Not what you were expecting, was it? It does seem to ring true for some fanfic, although I’m not sure it’s a completely valid way to distinguish between genre and literary fiction. (I tend to subscribe to
Ursula K Le Guin’s view that the difference between genre fiction and literary fiction is at base a distinction of status, not of merit or of particular story features.)
As Butler correctly points out, one of the features of genre fiction is that it reuses tropes and plot devices. Much of the pleasure of a mystery or a romance is what happens within the confines of the plot structure. It’s a lot like listening to a favorite song for the fifty zillionth time or participating in a religious service. It’s not novel to you (whoops, pun); it derives much of its meaning through repetition and the emotion you bring to that repetition. Ditto fanfiction, and perhaps even more so - we retell, reimagine, recapitulate the characters, plot points, settings and tropes in countless ways, and do it *over and over*. Fanfiction gets much of its power by this process, and I think it’s one reason why that it can’t be explained completely to those who haven’t been through the collective experience of experiencing and re-experiencing a fandom. It is an emotional process, a process that has to do with wanting, although not just the wanting of the characters; it’s also about the wanting of the readers and writers, the desire of us all to fully inhabit and explore these ideas otherwise known as a TV show or a movie or a comic book.
That said, I don’t think literary fiction is free from that effect either. In fact, everything we read is filtered through our own experience, whether it be a literary novel, a romance or a box of cereal. Keeping your writing immediate and sense-based will not keep your readers from going places you didn’t intend with your writing, or from filling in the blanks that you left open. I would agree, however, that much fanfic and genre fiction intentionally leaves blanks open, or perhaps more accurately assumes that they will be filled in with the inside knowledge of the readers. (Personally, I tend to find this kind of reading, the ‘looking for the Ideal,’ more enjoyable than drowning in picayune details that are supposed to somehow make me forget that I’m reading at all, and take me on an entirely unknown un-signposted journey.)
I agree with Lim and Butler that part of the thing that makes genre fiction and fanfic work is that readers ‘look through’ the piece to see the larger idea or emotional arc that was intended.
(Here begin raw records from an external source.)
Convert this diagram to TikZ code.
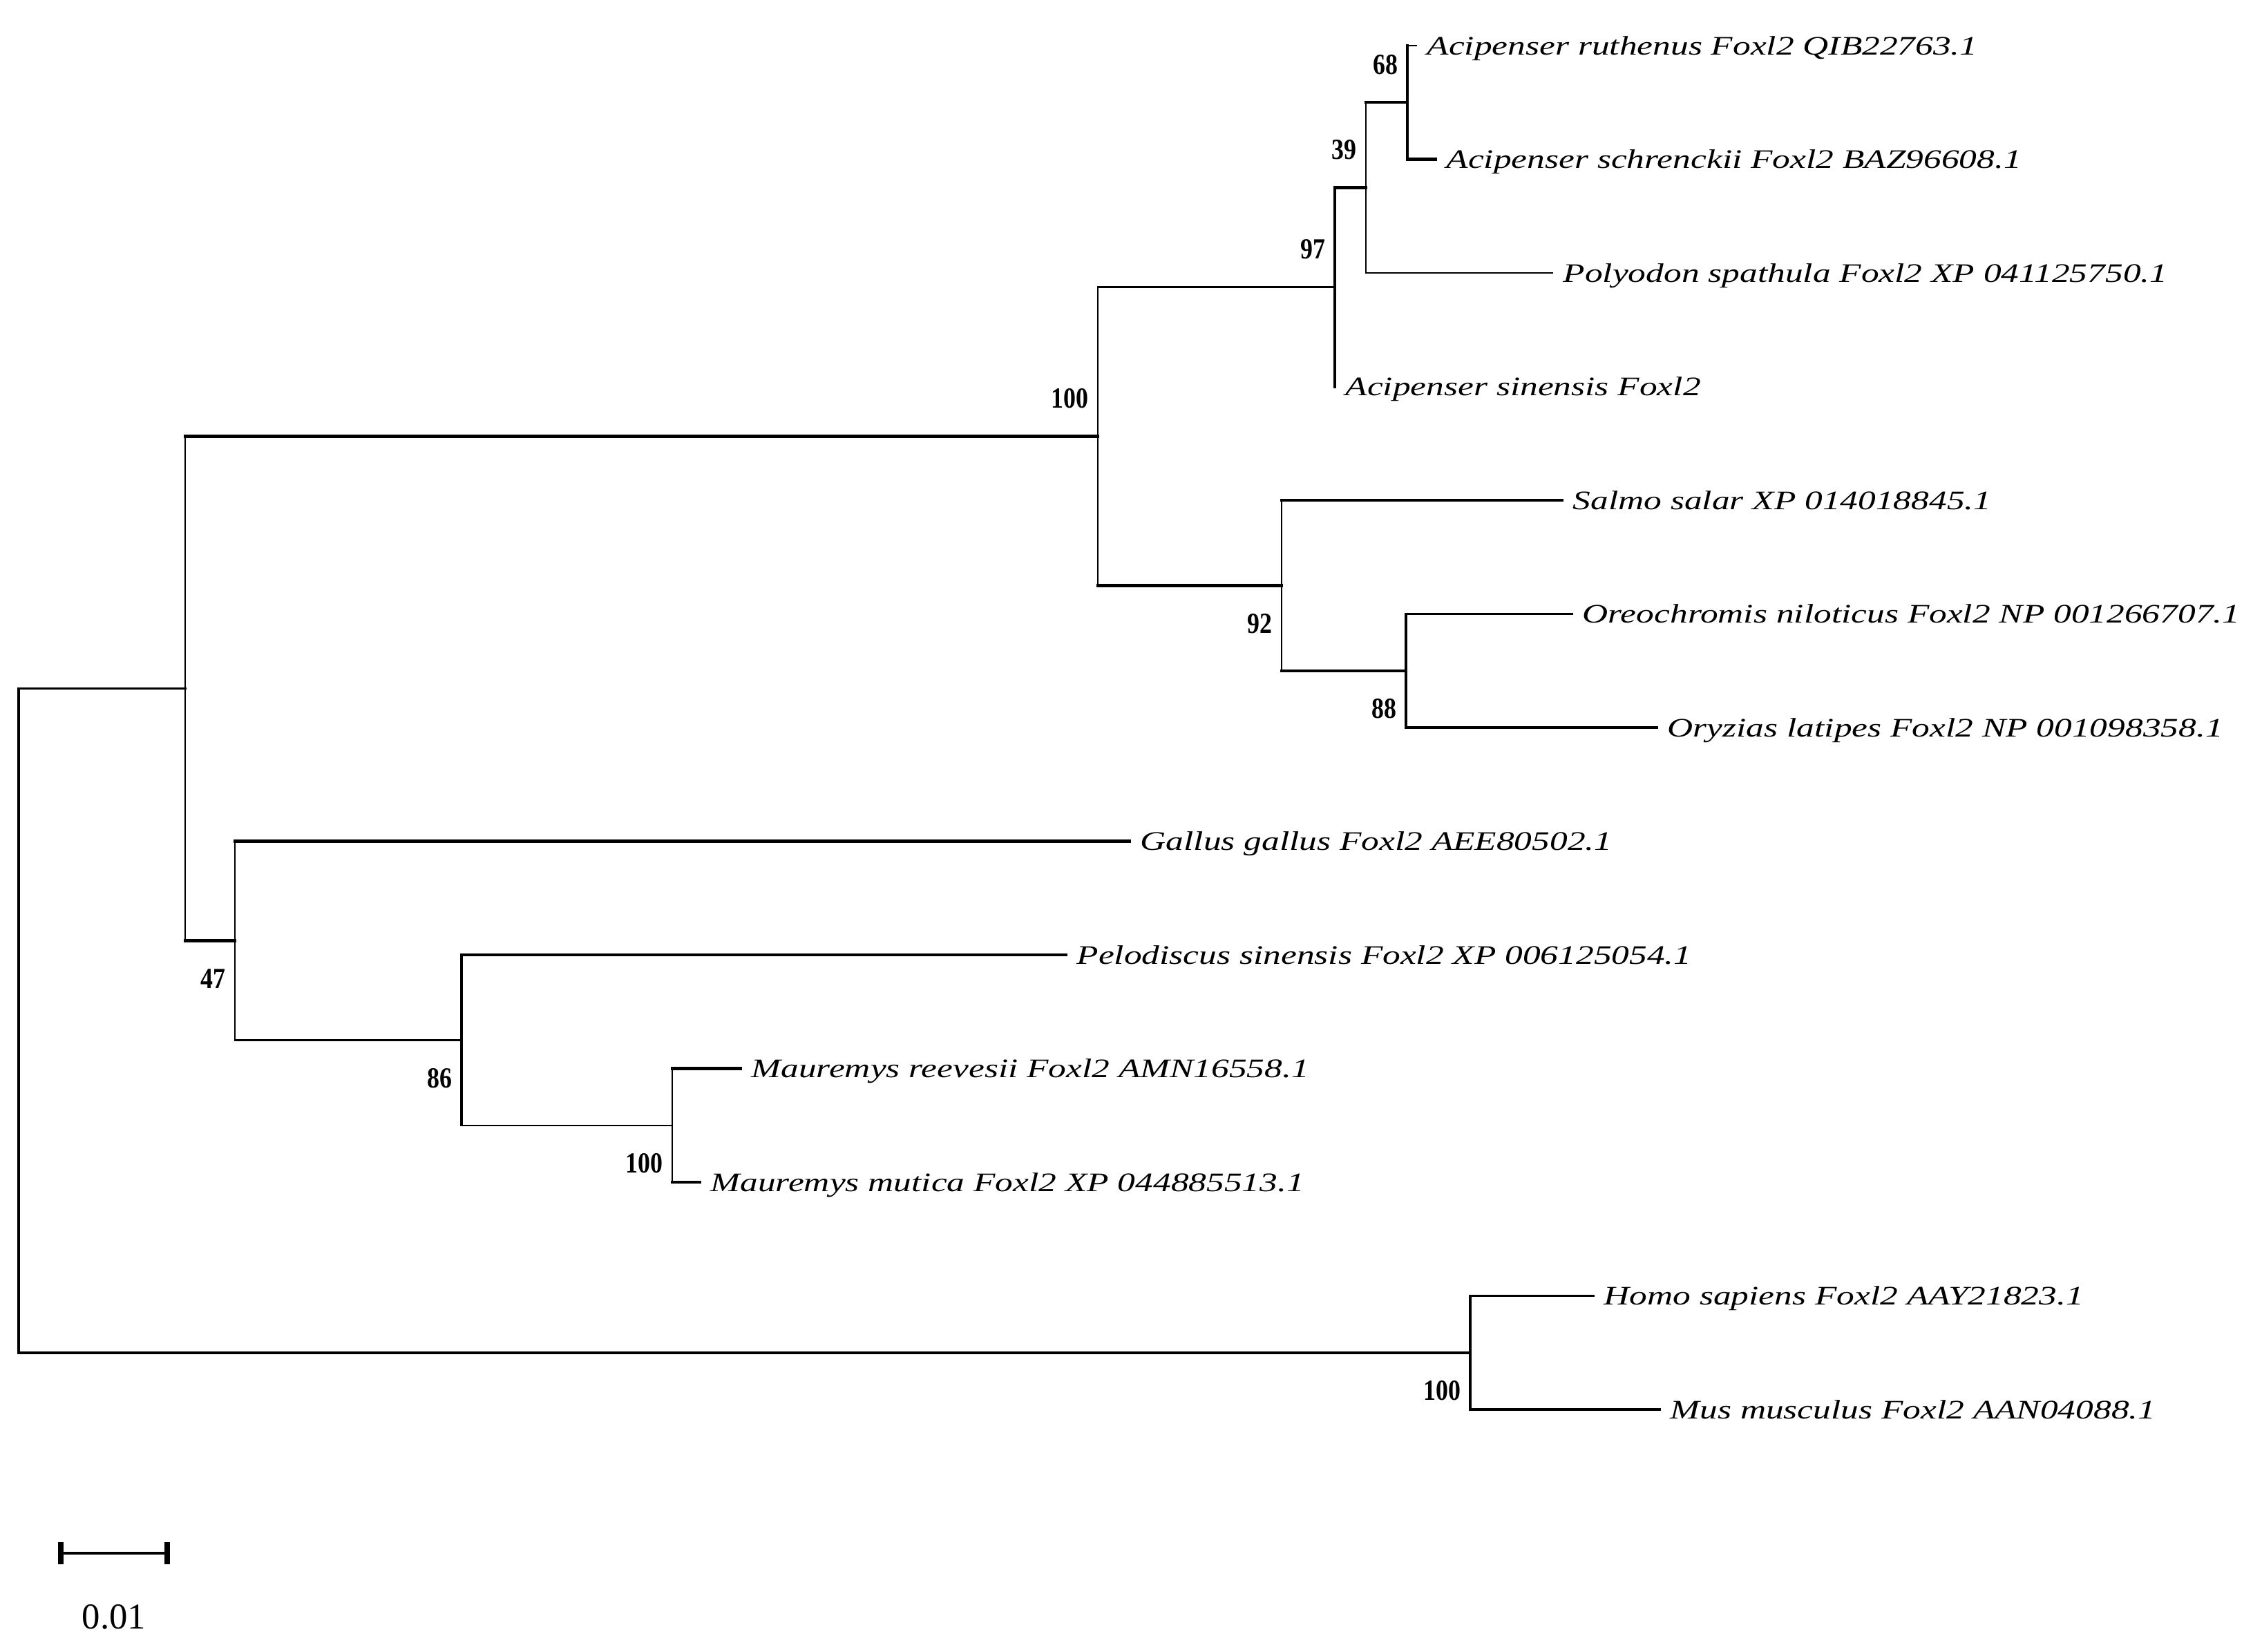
\documentclass[tikz,border=0pt]{standalone}
\usepackage{fontspec}
\setmainfont{Liberation Serif}
\newfontfamily\leaffont[FakeStretch=1.33]{Liberation Serif}
\newfontfamily\bsfont[FakeStretch=0.85]{Liberation Serif}
\begin{document}
\begin{tikzpicture}[x=0.1mm,y=-0.1mm,
  thin branch/.style={line width=0.65pt,line cap=rect},
  mid branch/.style={line width=0.9pt,line cap=rect},
  thick branch/.style={line width=1.25pt,line cap=rect},
  leaf/.style={anchor=base west,xshift=1.5mm,yshift=-1.3mm,inner sep=0pt,
    font=\leaffont\itshape\fontsize{11}{13}\selectfont},
  bsup/.style={anchor=east,xshift=-1.3mm,yshift=5.5mm,inner sep=0pt,
    font=\bsfont\bfseries\fontsize{12}{14}\selectfont},
  bsdown/.style={anchor=east,xshift=-1.3mm,yshift=-5.5mm,inner sep=0pt,
    font=\bsfont\bfseries\fontsize{12}{14}\selectfont}]
\useasboundingbox (0,0) rectangle (3261,2390);
% tips (branch ends)
\coordinate (t0) at (2050,66);
\coordinate (t1) at (2078,230.5);
\coordinate (t2) at (2247,395);
\coordinate (t3) at (1932,559.5);
\coordinate (t4) at (2261,724);
\coordinate (t5) at (2275,888.5);
\coordinate (t6) at (2398,1053);
\coordinate (t7) at (1635,1217.5);
\coordinate (t8) at (1543,1382);
\coordinate (t9) at (1072,1546.5);
\coordinate (t10) at (1013,1711);
\coordinate (t11) at (2306,1875.5);
\coordinate (t12) at (2402,2040);
% internal nodes
\coordinate (E) at (2037,148.25);
\coordinate (D) at (1977,271.6);
\coordinate (C) at (1932,415.6);
\coordinate (G) at (2035,970.75);
\coordinate (F) at (1855,847.4);
\coordinate (B) at (1589,631.5);
\coordinate (J) at (973,1628.75);
\coordinate (I) at (668,1505.4);
\coordinate (H) at (340,1361.4);
\coordinate (A) at (268,996.4);
\coordinate (K) at (2128,1957.75);
\coordinate (R) at (27,1477);
% root
\draw[mid branch] (R |- A) -- (R |- K);
\draw[mid branch] (R |- A) -- (A);
\draw[thick branch] (R |- K) -- (K);
% A
\draw[thin branch] (A |- B) -- (A |- H);
\draw[thick branch] (A |- B) -- (B);
\draw[thick branch] (A |- H) -- (H);
% B
\draw[thin branch] (B |- C) -- (B |- F);
\draw[thin branch] (B |- C) -- (C);
\draw[thick branch] (B |- F) -- (F);
% C
\draw[thick branch] (C |- D) -- (C |- t3);
\draw[thick branch] (C |- D) -- (D);
% D
\draw[thin branch] (D |- E) -- (D |- t2);
\draw[thick branch] (D |- E) -- (E);
\draw[thin branch] (D |- t2) -- (t2);
% E
\draw[thick branch] (E |- t0) -- (E |- t1);
\draw[thin branch] (E |- t0) -- (t0);
\draw[thick branch] (E |- t1) -- (t1);
% F
\draw[thin branch] (F |- t4) -- (F |- G);
\draw[thick branch] (F |- t4) -- (t4);
\draw[thick branch] (F |- G) -- (G);
% G
\draw[mid branch] (G |- t5) -- (G |- t6);
\draw[mid branch] (G |- t5) -- (t5);
\draw[thick branch] (G |- t6) -- (t6);
% H
\draw[thin branch] (H |- t7) -- (H |- I);
\draw[thick branch] (H |- t7) -- (t7);
\draw[thin branch] (H |- I) -- (I);
% I
\draw[mid branch] (I |- t8) -- (I |- J);
\draw[mid branch] (I |- t8) -- (t8);
\draw[thin branch] (I |- J) -- (J);
% J
\draw[thin branch] (J |- t9) -- (J |- t10);
\draw[thick branch] (J |- t9) -- (t9);
\draw[thick branch] (J |- t10) -- (t10);
% K
\draw[mid branch] (K |- t11) -- (K |- t12);
\draw[mid branch] (K |- t11) -- (t11);
\draw[thick branch] (K |- t12) -- (t12);
% leaf labels
\node[leaf] (l0) at (t0) {Acipenser ruthenus Foxl2 QIB22763.1};
\node[leaf] (l1) at (t1) {Acipenser schrenckii Foxl2 BAZ96608.1};
\node[leaf] (l2) at (t2) {Polyodon spathula Foxl2 XP 041125750.1};
\node[leaf] (l3) at (t3) {Acipenser sinensis Foxl2};
\node[leaf] (l4) at (t4) {Salmo salar XP 014018845.1};
\node[leaf] (l5) at (t5) {Oreochromis niloticus Foxl2 NP 001266707.1};
\node[leaf] (l6) at (t6) {Oryzias latipes Foxl2 NP 001098358.1};
\node[leaf] (l7) at (t7) {Gallus gallus Foxl2 AEE80502.1};
\node[leaf] (l8) at (t8) {Pelodiscus sinensis Foxl2 XP 006125054.1};
\node[leaf] (l9) at (t9) {Mauremys reevesii Foxl2 AMN16558.1};
\node[leaf] (l10) at (t10) {Mauremys mutica Foxl2 XP 044885513.1};
\node[leaf] (l11) at (t11) {Homo sapiens Foxl2 AAY21823.1};
\node[leaf] (l12) at (t12) {Mus musculus Foxl2 AAN04088.1};
% bootstrap values
\node[bsup] (bE) at (E) {68};
\node[bsup] (bD) at (D) {39};
\node[bsup] (bC) at (C) {97};
\node[bsup] (bB) at (B) {100};
\node[bsdown] (bF) at (F) {92};
\node[bsdown] (bG) at (G) {88};
\node[bsdown] (bH) at (H) {47};
\node[bsdown] (bI) at (I) {86};
\node[bsdown] (bJ) at (J) {100};
\node[bsdown] (bK) at (K) {100};
% scale bar
\coordinate (s1) at (88,2248);
\coordinate (s2) at (242,2248);
\draw[line width=1.1pt] (s1) -- (s2);
\draw[line width=2pt] ([yshift=1.6mm]s1) -- ([yshift=-1.6mm]s1);
\draw[line width=2pt] ([yshift=1.6mm]s2) -- ([yshift=-1.6mm]s2);
\node[font=\fontsize{15}{17}\selectfont,inner sep=0pt] (sl) at (165,2340) {0.01};
\end{tikzpicture}
\end{document}
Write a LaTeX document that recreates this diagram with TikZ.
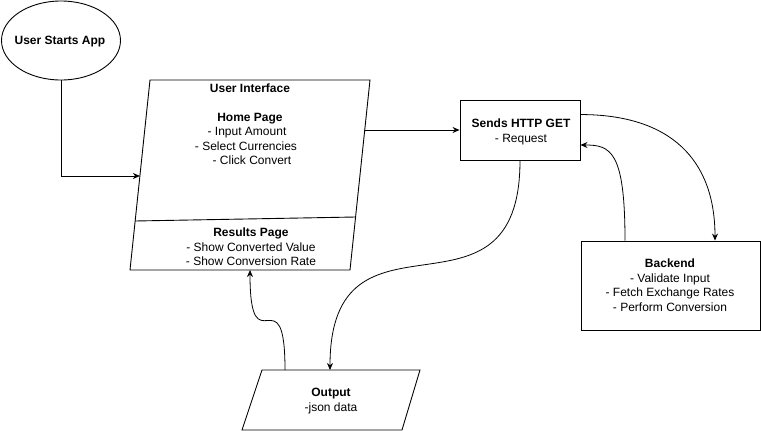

Is there any difference between this and a transmedia project, or is it just a matter of degree and of framing?
Side note on Butler’s book, less specifically to do with fanfic: I also question Butler’s statement that writing is uniquely challenging because it uses the intellect to effect the emotions. He conceives of, for example, music as an entirely sense-based art. As an audience member, you may find it such, but I don’t think musicians do. (I never did, in my totally non-professional experiences singing in choirs.) Both repetitive practice and structure are required before performance. Even jazz musicians don’t scat all the time. I would make a similar argument about architecture and indeed most art forms, whether seen as applied or not. Everything still exists in a physical world. The realities of space, physics, chemistry, human perception, still have to be factored into how you create artwork and what effect it will have on your audience. We all have to eventually capitulate to the limitations of our own skills and the physical world if we want to produce art. Isn’t it great that fandom is a place where we honor both the work and the intent behind it?
I’d love to hear your reactions, thoughts, and counter-examples.
[From Where You Dream: The Process of Writing Fiction, by Robert Olen Butler, pp. 41-46. Grove Press, 2005.]